Parashat Mishpatim

Torah Sparks

Parashat Mishpatim
Exodus 21:1 – 24:18

Our Torah portion includes many prescriptions ranging across all sorts of human activities and concerns. Sometimes the variety of laws and teachings is so great that the verses do not seem to follow any particular theme. They are just a list of unrelated items.

Most of the time the rulings are put forth without explanation. Yet, in the midst of all these separate rulings it is often possible to select one verse or even half a verse and find plenty to consider, just from that tiny morsel of Torah.

In one seemingly random list of laws, laws that tell us what to do and what not to do, the Torah pauses and calls forth to us to command us – not to do something, but to be something: “You must be persons of holiness for Me.” (Ex. 22:30) In the midst of details instructions for all kinds of actions, the Torah gives us this vague, but stirring challenge. Indeed, I think it is so stirring, in part, because it is so vague. We are called upon to consider what it might mean to be a “person of holiness.” Is it an attitude, a life-path, a commitment – to what?

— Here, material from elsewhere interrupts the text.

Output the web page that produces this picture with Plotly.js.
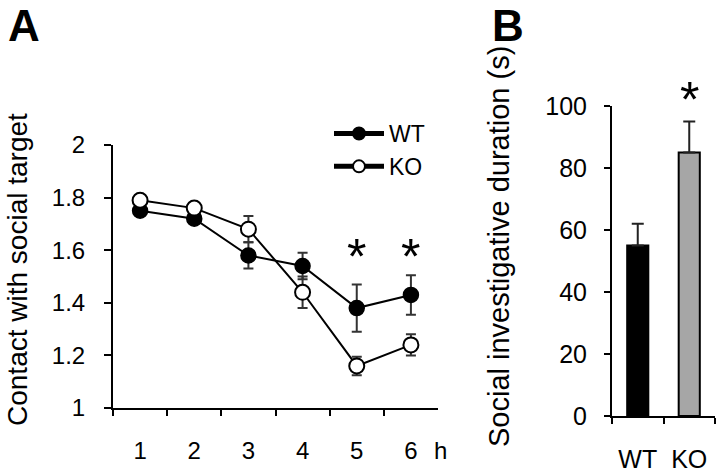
<!DOCTYPE html>
<html>
<head>
<meta charset="utf-8">
<script src="https://cdn.plot.ly/plotly-3.0.1.min.js"></script>
<style>html,body{margin:0;padding:0;background:#fff;}#chart{width:720px;height:475px;}</style>
</head>
<body>
<div id="chart"></div>
<script>
// Panel A data
const hours = ["1", "2", "3", "4", "5", "6"];
const wtContact = [1.75, 1.72, 1.58, 1.54, 1.38, 1.43];
const wtContactErr = [0.01, 0.01, 0.05, 0.05, 0.09, 0.075];
const koContact = [1.79, 1.76, 1.68, 1.44, 1.16, 1.24];
const koContactErr = [0.01, 0.01, 0.05, 0.06, 0.035, 0.04];
const contactSignificant = [false, false, false, false, true, true];

// Panel B data
const groups = ["WT", "KO"];
const duration = [55, 85];
const durationErr = [7, 10];
const durationSignificant = [false, true];

const FONT = "Liberation Sans, Arial, Helvetica, sans-serif";

const traces = [
  {
    x: hours, y: wtContact, name: "WT", type: "scatter", mode: "lines+markers",
    xaxis: "x", yaxis: "y",
    line: {color: "#000", width: 2},
    marker: {color: "#000", size: 15, line: {color: "#000", width: 1.5}},
    error_y: {type: "data", array: wtContactErr, visible: true, color: "#333", thickness: 2, width: 5}
  },
  {
    x: hours, y: koContact, name: "KO", type: "scatter", mode: "lines+markers",
    xaxis: "x", yaxis: "y",
    line: {color: "#000", width: 2},
    marker: {color: "#fff", size: 15, line: {color: "#000", width: 2}},
    error_y: {type: "data", array: koContactErr, visible: true, color: "#333", thickness: 2, width: 5}
  },
  {
    x: groups, y: duration, type: "bar", showlegend: false,
    xaxis: "x2", yaxis: "y2",
    marker: {color: ["#000", "#a6a6a6"], line: {color: "#000", width: 2}},
    error_y: {type: "data", symmetric: false, array: durationErr, arrayminus: durationErr.map(() => 0),
              visible: true, color: "#222", thickness: 2, width: 6}
  }
];

const axisCommon = {
  showgrid: false, zeroline: false, showline: true, linecolor: "#000", linewidth: 2,
  ticks: "outside", tickcolor: "#000", tickwidth: 2, fixedrange: true
};

const annotations = [
  {xref: "paper", yref: "paper", x: 24/720, y: 1, text: "<b>A</b>", showarrow: false, borderpad: 0,
   font: {family: FONT, size: 44, color: "#000"}, xanchor: "center", yanchor: "top"},
  {xref: "paper", yref: "paper", x: 508/720, y: 1, text: "<b>B</b>", showarrow: false, borderpad: 0,
   font: {family: FONT, size: 44, color: "#000"}, xanchor: "center", yanchor: "top"},
  {xref: "paper", yref: "paper", x: 17/720, y: 1 - 270/475, text: "Contact with social target", textangle: -90,
   showarrow: false, font: {family: FONT, size: 28, color: "#000"}, xanchor: "center", yanchor: "middle"},
  {xref: "paper", yref: "paper", x: 499/720, y: 1 - 247/475, text: "Social investigative duration (s)", textangle: -90,
   showarrow: false, font: {family: FONT, size: 29, color: "#000"}, xanchor: "center", yanchor: "middle"},
  {xref: "paper", yref: "paper", x: 440/720, y: 1 - 450/475, text: "h", showarrow: false,
   font: {family: FONT, size: 24, color: "#000"}, xanchor: "center", yanchor: "middle"}
];

// asterisks over the significant hours, at a common level above the highest error bar
const sigTops = hours.map((h, i) => contactSignificant[i] ? Math.max(wtContact[i] + wtContactErr[i], koContact[i] + koContactErr[i]) : -Infinity);
const sigLevel = Math.max.apply(null, sigTops);
hours.forEach((h, i) => {
  if (contactSignificant[i]) {
    annotations.push({xref: "x", yref: "y", x: i, y: sigLevel, text: "*",
      showarrow: false, font: {family: FONT, size: 50, color: "#000"}, xanchor: "center", yanchor: "bottom", yshift: -12});
  }
});
groups.forEach((g, i) => {
  if (durationSignificant[i]) {
    annotations.push({xref: "x2", yref: "y2", x: i, y: duration[i] + durationErr[i], text: "*",
      showarrow: false, font: {family: FONT, size: 50, color: "#000"}, xanchor: "center", yanchor: "bottom", yshift: -8});
  }
});

const layout = {
  width: 720, height: 475,
  margin: {l: 0, r: 0, t: 0, b: 0},
  paper_bgcolor: "#fff", plot_bgcolor: "#fff",
  font: {family: FONT, color: "#000"},
  bargap: 0.59,
  showlegend: true,
  legend: {
    x: 329/720, y: 1 - 112/475, xanchor: "left", yanchor: "top",
    font: {family: FONT, size: 23, color: "#000"},
    itemsizing: "constant", itemwidth: 50, tracegroupgap: 0,
    bgcolor: "rgba(0,0,0,0)"
  },
  xaxis: Object.assign({}, axisCommon, {
    domain: [113/720, 438/720], anchor: "y", type: "category", range: [-0.5, 5.5],
    tickson: "boundaries", ticklen: 6, tickfont: {family: FONT, size: 24, color: "#000"},
    ticklabelstandoff: 20
  }),
  yaxis: Object.assign({}, axisCommon, {
    domain: [1 - 408/475, 1 - 145/475], anchor: "x", range: [1, 2], dtick: 0.2, tick0: 1,
    ticklen: 7, tickfont: {family: FONT, size: 24, color: "#000"}, ticklabelstandoff: 14
  }),
  xaxis2: Object.assign({}, axisCommon, {
    domain: [612/720, 715/720], anchor: "y2", type: "category", range: [-0.5, 1.5],
    tickson: "boundaries", ticklen: 6, tickfont: {family: FONT, size: 25, color: "#000"},
    ticklabelstandoff: 20
  }),
  yaxis2: Object.assign({}, axisCommon, {
    domain: [1 - 416/475, 1 - 106/475], anchor: "x2", range: [0, 100], dtick: 20, tick0: 0,
    ticklen: 6, tickfont: {family: FONT, size: 25, color: "#000"}, ticklabelstandoff: 12
  }),
  annotations: annotations
};

Plotly.newPlot("chart", traces, layout, {displayModeBar: false, staticPlot: true});
</script>
</body>
</html>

And, even if one were to be able to define what this status would mean, how does one attain it? There is a common conception that a “holy person” is exceptional and unique, divorced from the crowd. Here it is worth citing a teaching found in the commentary of Rabbi Joseph H. Hertz:

All the preceding laws, as well as those following, are in the singular: this verse alone is in the plural. The philosopher Maritz Lazarus calls attention to the fact that whenever the duty or ideal of holiness is spoken of in the Torah, the plural is invariably used […] because mortal man can only attain to holiness when co-operating with others in service of a great Cause or Ideal, as a member of a Community, Society, or „Kingdom.‟ Of God alone we can say, the Holy One.

Our Torah calls us to be persons of holiness by uniting in communities of holiness. That initiative is the first holy step.